After transitioning to baking in larger kitchen inside a local church, Salomon’s venture ended after less than a year. “I knew it was my passion. I just couldn’t figure out how to make it happen,” he says. He stepped away from bagel-making and took a corporate job, but his heart wasn’t in it. In 2019, he made the decision to try again, this time at Boichik Bagels in Berkley, California. That’s where he learned how to use commercial bagel-making tools, and practiced making bagels by the thousand rather than dozens. And he developed what would become Starship Bagel’s dough.

pile of bagels from Starship Bagel
Multiple bagel flavors at Starship Bagel
Paul Torres

He found inspiration in Emily Winston’s recipe at Boichik in San Francisco — itself a take on the New York-style H&H recipe. “Emily’s background was in engineering, so she perfected the classic H&H factory bagel,” Salomon says. “Ingredients make a huge difference. There are lots of trade secrets. My dough incorporates a lot of those, but it’s not the same dough.”

Salomon opened the first brick-and-mortar Starship Bagel in Lewisville in June 2021, and. With the opening of this second location in the middle of Downtown Dallas, he is looking to do more than expand. “This isn’t a story about me. This is a story about whether this city is a bagel town,” Salomon says. “If [Dallasites] demand it, and develop a taste for it, they’ll have a bagel culture of their own. So the shift is from me making them, to us having a story that we share.”

The Starship Bagel storefront in downtown Dallas
The Starship Bagel storefront in downtown Dallas
Paul Torres

The shop is named after Salomon’s love for Star Trek and a bigger idea that people’s shared interests, like space travel, transcends all walks of life. “Food brings people together like nothing else,” Salomon says. “But when you’re not eating, that drive to connect is still there. The brand is about everyone who touches it.” That includes a commitment to inclusivity in terms of diets and backgrounds. The LGBTQ community, vegetarians, and vegans — all are welcome. But he takes a hardline stance at locals requesting a bacon, egg, and cheese. “You’re not participating in bagel culture by ordering an American sandwich. We are committed to being meatless,” says Salomon.

Coffee is another thing the shop won’t compromise on — Starship is pretty cutting edge.
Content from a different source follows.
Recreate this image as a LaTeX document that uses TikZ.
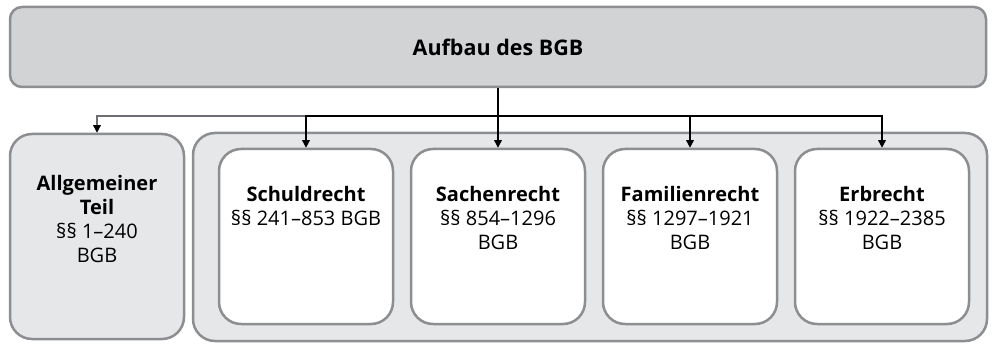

Salomon selected Onyx Coffee Lab out of Arkansas to roast and supply the beans. and invested in a second Ground Control brewing machine for this newest location. This unique machine uses a high-pressure vacuum to suck the water through the coffee grounds. It then uses fresh water to do it all over again, accessing flavors not usually accessible in the first brew.
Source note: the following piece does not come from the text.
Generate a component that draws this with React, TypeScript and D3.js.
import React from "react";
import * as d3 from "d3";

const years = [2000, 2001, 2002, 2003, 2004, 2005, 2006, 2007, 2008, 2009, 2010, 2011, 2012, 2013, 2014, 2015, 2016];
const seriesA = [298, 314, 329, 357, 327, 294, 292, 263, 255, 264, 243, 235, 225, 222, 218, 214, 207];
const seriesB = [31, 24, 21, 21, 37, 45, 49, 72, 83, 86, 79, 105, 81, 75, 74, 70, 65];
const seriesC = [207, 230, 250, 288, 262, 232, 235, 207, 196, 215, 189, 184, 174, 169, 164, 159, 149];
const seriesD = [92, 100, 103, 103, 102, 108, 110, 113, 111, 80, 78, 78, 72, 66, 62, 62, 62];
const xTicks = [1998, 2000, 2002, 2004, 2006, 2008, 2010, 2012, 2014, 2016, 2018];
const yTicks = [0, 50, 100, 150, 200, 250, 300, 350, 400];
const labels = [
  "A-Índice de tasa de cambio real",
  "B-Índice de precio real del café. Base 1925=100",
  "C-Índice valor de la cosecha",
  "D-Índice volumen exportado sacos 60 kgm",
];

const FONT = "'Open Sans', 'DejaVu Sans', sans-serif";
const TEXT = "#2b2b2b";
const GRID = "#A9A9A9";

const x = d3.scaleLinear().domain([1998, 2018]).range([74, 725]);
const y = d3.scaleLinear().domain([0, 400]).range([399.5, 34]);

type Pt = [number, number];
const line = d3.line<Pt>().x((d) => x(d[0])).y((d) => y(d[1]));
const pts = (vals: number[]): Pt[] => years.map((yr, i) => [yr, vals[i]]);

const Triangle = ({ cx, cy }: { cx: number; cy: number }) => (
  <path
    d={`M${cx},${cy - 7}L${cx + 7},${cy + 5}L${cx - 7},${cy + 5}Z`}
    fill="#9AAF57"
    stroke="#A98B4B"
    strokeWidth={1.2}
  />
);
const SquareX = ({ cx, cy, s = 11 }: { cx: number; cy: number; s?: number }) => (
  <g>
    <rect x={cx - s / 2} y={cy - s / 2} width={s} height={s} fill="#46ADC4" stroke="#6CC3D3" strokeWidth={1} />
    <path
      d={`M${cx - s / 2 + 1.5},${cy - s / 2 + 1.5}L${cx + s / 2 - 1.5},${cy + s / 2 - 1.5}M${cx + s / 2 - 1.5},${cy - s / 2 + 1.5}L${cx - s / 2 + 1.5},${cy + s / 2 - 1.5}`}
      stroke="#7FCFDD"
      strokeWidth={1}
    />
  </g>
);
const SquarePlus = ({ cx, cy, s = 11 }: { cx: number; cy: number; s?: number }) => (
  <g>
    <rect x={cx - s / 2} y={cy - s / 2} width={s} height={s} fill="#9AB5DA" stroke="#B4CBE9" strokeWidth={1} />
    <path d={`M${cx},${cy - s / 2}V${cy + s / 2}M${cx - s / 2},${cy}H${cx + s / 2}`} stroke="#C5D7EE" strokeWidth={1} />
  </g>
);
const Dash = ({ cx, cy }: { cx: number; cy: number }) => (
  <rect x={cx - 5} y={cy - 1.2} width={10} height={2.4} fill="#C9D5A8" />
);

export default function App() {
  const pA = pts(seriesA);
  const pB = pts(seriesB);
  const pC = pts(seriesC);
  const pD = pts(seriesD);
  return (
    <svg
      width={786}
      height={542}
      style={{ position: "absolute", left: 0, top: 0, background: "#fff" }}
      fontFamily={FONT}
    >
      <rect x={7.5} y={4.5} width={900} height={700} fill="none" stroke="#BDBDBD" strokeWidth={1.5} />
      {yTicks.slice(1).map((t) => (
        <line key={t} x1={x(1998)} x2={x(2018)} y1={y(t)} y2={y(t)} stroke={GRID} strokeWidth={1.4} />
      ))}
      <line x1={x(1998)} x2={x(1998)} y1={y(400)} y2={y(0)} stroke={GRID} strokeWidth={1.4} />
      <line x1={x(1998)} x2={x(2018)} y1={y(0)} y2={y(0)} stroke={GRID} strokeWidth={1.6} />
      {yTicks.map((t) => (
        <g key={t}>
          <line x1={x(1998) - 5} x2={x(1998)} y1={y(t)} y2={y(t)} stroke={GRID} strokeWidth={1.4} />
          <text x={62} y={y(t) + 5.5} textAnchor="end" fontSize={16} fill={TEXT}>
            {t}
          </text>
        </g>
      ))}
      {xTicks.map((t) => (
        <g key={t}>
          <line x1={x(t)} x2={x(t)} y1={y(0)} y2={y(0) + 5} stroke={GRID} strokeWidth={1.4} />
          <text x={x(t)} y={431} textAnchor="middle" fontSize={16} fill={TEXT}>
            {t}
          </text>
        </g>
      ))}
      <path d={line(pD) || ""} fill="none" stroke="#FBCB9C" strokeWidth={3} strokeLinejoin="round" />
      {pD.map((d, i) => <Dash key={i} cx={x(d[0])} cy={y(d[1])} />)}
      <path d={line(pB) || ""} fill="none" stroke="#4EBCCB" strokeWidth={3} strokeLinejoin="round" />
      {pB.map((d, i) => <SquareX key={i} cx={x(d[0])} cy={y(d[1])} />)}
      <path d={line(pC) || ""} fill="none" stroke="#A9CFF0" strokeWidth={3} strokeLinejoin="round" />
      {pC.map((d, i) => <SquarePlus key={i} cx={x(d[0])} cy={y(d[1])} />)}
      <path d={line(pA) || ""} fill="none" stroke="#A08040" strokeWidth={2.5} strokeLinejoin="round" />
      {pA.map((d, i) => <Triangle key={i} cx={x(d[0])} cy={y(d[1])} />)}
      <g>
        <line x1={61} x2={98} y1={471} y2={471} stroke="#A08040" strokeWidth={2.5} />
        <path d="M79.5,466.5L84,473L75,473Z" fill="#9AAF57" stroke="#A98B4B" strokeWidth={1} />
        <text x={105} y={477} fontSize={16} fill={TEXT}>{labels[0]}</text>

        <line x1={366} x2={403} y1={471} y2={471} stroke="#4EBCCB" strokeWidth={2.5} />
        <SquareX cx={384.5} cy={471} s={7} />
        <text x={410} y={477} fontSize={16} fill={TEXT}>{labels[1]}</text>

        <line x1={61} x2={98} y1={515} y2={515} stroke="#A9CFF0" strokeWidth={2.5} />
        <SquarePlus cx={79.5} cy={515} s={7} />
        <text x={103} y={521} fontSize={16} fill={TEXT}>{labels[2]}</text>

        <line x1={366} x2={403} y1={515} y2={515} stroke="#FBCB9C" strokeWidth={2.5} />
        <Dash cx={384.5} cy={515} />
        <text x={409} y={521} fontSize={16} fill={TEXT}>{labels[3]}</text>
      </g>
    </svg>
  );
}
The batch latte served at Starship Bagel goes through this high-pressure process three times to achieve its ultimate flavor. The resulting coffee is pour over-quality but made in huge batches. The shop also makes its syrups in-house because, as Salomon says, “commercial ones are more expensive and packed with junk.”

The Millenial Falcon bagel sandwich features avocado, tomato, pickled onion and sprouts on your choice of bagel with your choice of schmear.
The Millenial Falcon bagel sandwich features avocado, tomato, pickled onion and sprouts on your choice of bagel with your choice of schmear.
Paul Torres

The menu at Starship is pretty simple: about a dozen bagel flavors, some classic and some specialty like wasabi sesame, za’atar, and pretzel, plus about as many varieties of schmear, including a vegan cream cheese made in-house from tofu. Sandwiches, both open-face and “sandwich style,” make up the rest of the food offerings. And customers can order lox by the pound, veggie boards, or brunch packs that feed a crowd.

Starship Bagel is open at 1520 Elm in Downtown Dallas, from 7 a.m. to 1 p.m. daily.

January 25, 2023: 8:55 a.m.: Correction: This article has been updated to more accurately reflect how the H&H bagels recipe was incorporated into developing the dough at Starship Bagels.